■ Input records:
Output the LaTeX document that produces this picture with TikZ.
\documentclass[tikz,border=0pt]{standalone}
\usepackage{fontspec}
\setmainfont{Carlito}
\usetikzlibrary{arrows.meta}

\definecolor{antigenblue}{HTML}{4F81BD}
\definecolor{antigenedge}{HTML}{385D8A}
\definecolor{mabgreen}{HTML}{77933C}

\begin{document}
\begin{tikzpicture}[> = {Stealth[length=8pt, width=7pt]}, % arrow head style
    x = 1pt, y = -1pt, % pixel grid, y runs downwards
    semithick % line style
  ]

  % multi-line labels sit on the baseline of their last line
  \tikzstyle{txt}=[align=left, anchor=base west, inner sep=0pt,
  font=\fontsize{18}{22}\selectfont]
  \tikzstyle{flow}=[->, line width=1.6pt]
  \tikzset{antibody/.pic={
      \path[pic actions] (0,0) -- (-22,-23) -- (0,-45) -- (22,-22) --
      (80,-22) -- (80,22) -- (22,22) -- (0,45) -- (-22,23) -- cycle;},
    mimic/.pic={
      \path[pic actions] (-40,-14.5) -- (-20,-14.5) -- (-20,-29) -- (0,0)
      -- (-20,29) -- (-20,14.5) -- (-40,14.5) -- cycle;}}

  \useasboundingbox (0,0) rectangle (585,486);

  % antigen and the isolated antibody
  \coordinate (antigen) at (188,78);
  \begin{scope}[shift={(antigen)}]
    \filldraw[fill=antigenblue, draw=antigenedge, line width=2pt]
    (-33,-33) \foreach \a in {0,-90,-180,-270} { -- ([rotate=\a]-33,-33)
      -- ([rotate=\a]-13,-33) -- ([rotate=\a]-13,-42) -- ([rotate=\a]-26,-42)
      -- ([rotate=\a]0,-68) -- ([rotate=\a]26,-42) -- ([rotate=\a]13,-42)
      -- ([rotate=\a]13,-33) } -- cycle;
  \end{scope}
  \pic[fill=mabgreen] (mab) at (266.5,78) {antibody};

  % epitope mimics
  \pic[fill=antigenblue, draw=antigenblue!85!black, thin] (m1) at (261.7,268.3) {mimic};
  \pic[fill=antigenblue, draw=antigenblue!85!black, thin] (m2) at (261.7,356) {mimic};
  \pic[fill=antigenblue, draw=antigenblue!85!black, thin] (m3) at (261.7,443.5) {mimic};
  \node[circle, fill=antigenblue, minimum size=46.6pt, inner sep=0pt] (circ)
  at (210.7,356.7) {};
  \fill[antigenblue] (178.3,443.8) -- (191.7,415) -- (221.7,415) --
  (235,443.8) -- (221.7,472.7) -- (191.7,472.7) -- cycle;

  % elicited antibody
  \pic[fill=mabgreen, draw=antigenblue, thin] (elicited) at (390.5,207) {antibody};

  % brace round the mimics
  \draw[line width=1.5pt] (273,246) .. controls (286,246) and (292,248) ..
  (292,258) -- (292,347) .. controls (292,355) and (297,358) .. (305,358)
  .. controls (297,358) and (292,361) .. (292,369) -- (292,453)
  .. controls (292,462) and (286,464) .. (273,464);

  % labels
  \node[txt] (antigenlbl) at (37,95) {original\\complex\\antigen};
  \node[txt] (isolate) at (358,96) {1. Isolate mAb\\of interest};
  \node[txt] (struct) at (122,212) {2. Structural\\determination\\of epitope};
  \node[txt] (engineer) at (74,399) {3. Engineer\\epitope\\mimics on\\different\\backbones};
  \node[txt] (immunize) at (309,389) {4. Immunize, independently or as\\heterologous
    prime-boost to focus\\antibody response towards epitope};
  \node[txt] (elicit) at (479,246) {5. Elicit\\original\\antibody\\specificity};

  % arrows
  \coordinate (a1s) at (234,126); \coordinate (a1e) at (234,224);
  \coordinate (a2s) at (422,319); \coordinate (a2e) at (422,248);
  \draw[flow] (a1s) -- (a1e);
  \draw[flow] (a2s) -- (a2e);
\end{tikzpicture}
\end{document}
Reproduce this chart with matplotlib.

■ Problem requirements:
Make a copy of each line that contains the string "this".

■ Output of the exercise:
Output the LaTeX document that produces this picture with TikZ.
Reproduce this chart with matplotlib.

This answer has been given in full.